* The problem: Each record below is to be copied word for word, with pictures removed.

* Data extract:
____________

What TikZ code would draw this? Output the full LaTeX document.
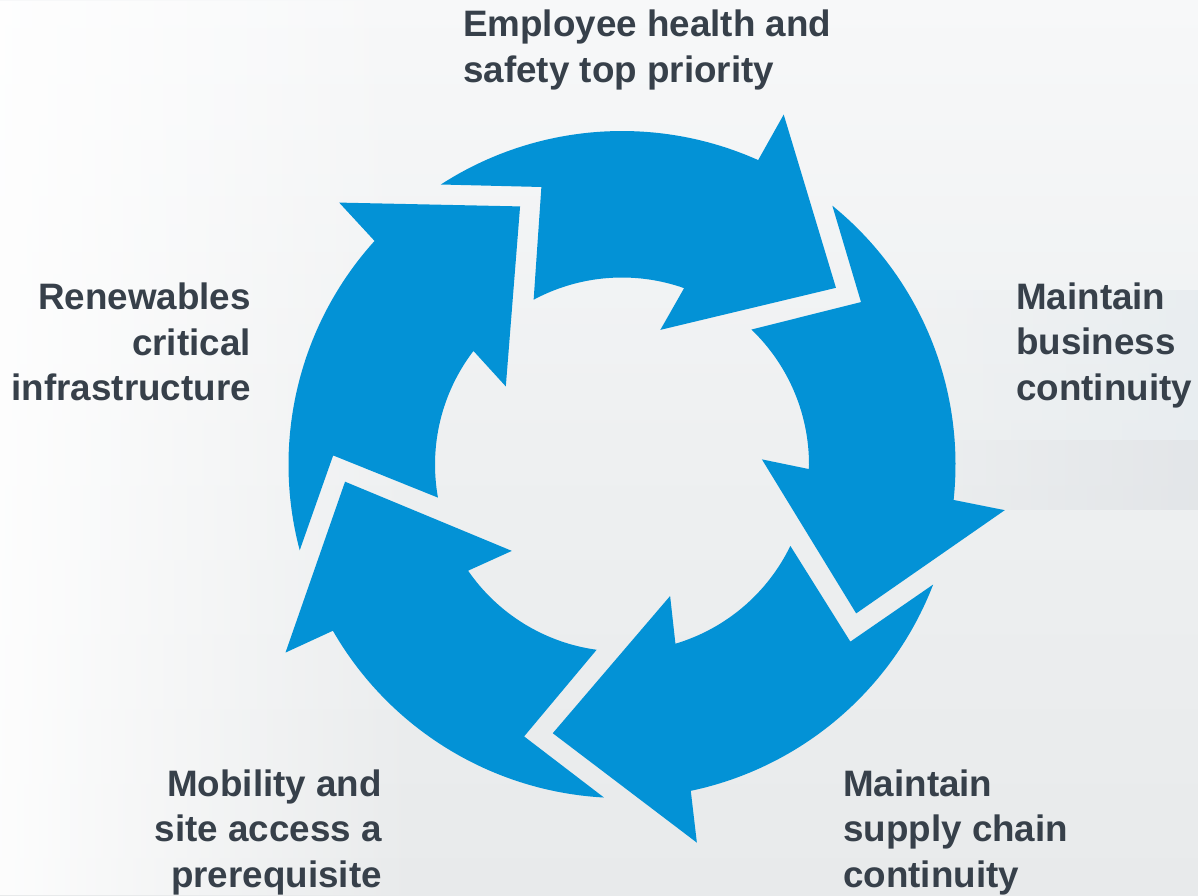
\documentclass[tikz,border=0pt]{standalone}
\usepackage{fontspec}
\setmainfont{Liberation Sans}
\usetikzlibrary{fadings}
\definecolor{arrowblue}{RGB}{3,146,214}
\definecolor{labelgrey}{RGB}{55,64,74}
\definecolor{bgtop}{RGB}{247,248,249}
\definecolor{bgmid}{RGB}{238,240,241}
\definecolor{bgbot}{RGB}{232,234,235}
\definecolor{hullgrey}{RGB}{226,229,232}
\definecolor{shipblue}{RGB}{232,237,240}
\tikzfading[name=fadeleft, left color=transparent!0, right color=transparent!100]
\tikzfading[name=fadein, left color=transparent!100, right color=transparent!0]
\begin{document}
\begin{tikzpicture}[x=1pt,y=1pt,
  arrowshape/.style={fill=arrowblue},
  lbl/.style={font=\bfseries\fontsize{36.8}{45.5}\selectfont, text=labelgrey, inner sep=0pt}]
\useasboundingbox (0,0) rectangle (1198,-895);
% background (faded photo approximation)
\shade[top color=bgtop, bottom color=bgbot, middle color=bgmid] (0,0) rectangle (1198,-895);
\fill[shipblue, path fading=fadein, opacity=0.9] (900,-290) rectangle (1198,-440);
\fill[hullgrey, path fading=fadein, opacity=0.9] (860,-440) rectangle (1198,-510);
\fill[white, path fading=fadeleft, opacity=0.9] (0,0) rectangle (420,-895);
% arrows
\foreach \t/\n in {0/a,-72/b,-144/c,-216/d,-288/e} {
  \begin{scope}[shift={(622,-464.5)}, rotate=\t]
    \fill[arrowshape] (122.9:333.5) arc[start angle=122.9, end angle=65.9, radius=333.5]
      -- (65.2:385.5) -- (39.55:277.5) -- (74.1:140) -- (70.6:187)
      arc[start angle=70.6, end angle=118.2, radius=187]
      -- (106.2:289) -- cycle;
  \end{scope}
}
% labels (anchor = baseline of last line)
\node[lbl, anchor=base west, align=left] (top) at (463,-82) {Employee health and\\safety top priority};
\node[lbl, anchor=base east, align=right] (left) at (251,-400.5) {Renewables\\critical\\infrastructure};
\node[lbl, anchor=base west, align=left] (right) at (1016,-400) {Maintain\\business\\continuity};
\node[lbl, anchor=base east, align=right] (bl) at (382,-887) {Mobility and\\site access a\\prerequisite};
\node[lbl, anchor=base west, align=left] (br) at (843,-887) {Maintain\\supply chain\\continuity};
\end{tikzpicture}
\end{document}
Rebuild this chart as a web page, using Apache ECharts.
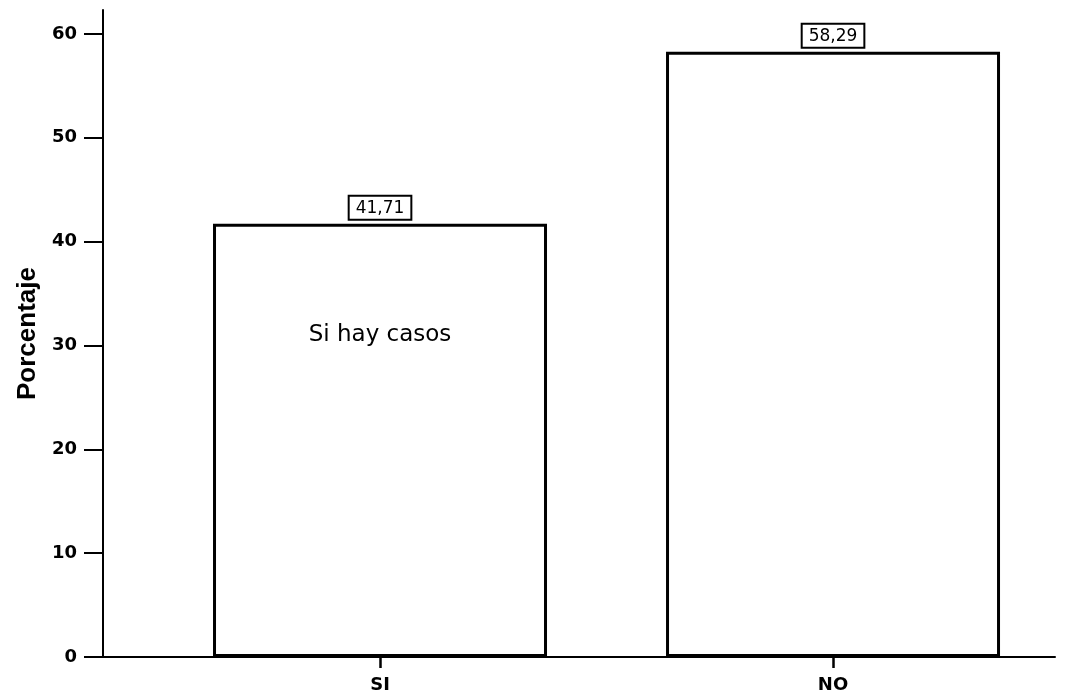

____________

* Task response:
What TikZ code would draw this? Output the full LaTeX document.
\documentclass[tikz,border=0pt]{standalone}
\usepackage{fontspec}
\setmainfont{Liberation Sans}
\usetikzlibrary{fadings}
\definecolor{arrowblue}{RGB}{3,146,214}
\definecolor{labelgrey}{RGB}{55,64,74}
\definecolor{bgtop}{RGB}{247,248,249}
\definecolor{bgmid}{RGB}{238,240,241}
\definecolor{bgbot}{RGB}{232,234,235}
\definecolor{hullgrey}{RGB}{226,229,232}
\definecolor{shipblue}{RGB}{232,237,240}
\tikzfading[name=fadeleft, left color=transparent!0, right color=transparent!100]
\tikzfading[name=fadein, left color=transparent!100, right color=transparent!0]
\begin{document}
\begin{tikzpicture}[x=1pt,y=1pt,
  arrowshape/.style={fill=arrowblue},
  lbl/.style={font=\bfseries\fontsize{36.8}{45.5}\selectfont, text=labelgrey, inner sep=0pt}]
\useasboundingbox (0,0) rectangle (1198,-895);
% background (faded photo approximation)
\shade[top color=bgtop, bottom color=bgbot, middle color=bgmid] (0,0) rectangle (1198,-895);
\fill[shipblue, path fading=fadein, opacity=0.9] (900,-290) rectangle (1198,-440);
\fill[hullgrey, path fading=fadein, opacity=0.9] (860,-440) rectangle (1198,-510);
\fill[white, path fading=fadeleft, opacity=0.9] (0,0) rectangle (420,-895);
% arrows
\foreach \t/\n in {0/a,-72/b,-144/c,-216/d,-288/e} {
  \begin{scope}[shift={(622,-464.5)}, rotate=\t]
    \fill[arrowshape] (122.9:333.5) arc[start angle=122.9, end angle=65.9, radius=333.5]
      -- (65.2:385.5) -- (39.55:277.5) -- (74.1:140) -- (70.6:187)
      arc[start angle=70.6, end angle=118.2, radius=187]
      -- (106.2:289) -- cycle;
  \end{scope}
}
% labels (anchor = baseline of last line)
\node[lbl, anchor=base west, align=left] (top) at (463,-82) {Employee health and\\safety top priority};
\node[lbl, anchor=base east, align=right] (left) at (251,-400.5) {Renewables\\critical\\infrastructure};
\node[lbl, anchor=base west, align=left] (right) at (1016,-400) {Maintain\\business\\continuity};
\node[lbl, anchor=base east, align=right] (bl) at (382,-887) {Mobility and\\site access a\\prerequisite};
\node[lbl, anchor=base west, align=left] (br) at (843,-887) {Maintain\\supply chain\\continuity};
\end{tikzpicture}
\end{document}
Rebuild this chart as a web page, using Apache ECharts.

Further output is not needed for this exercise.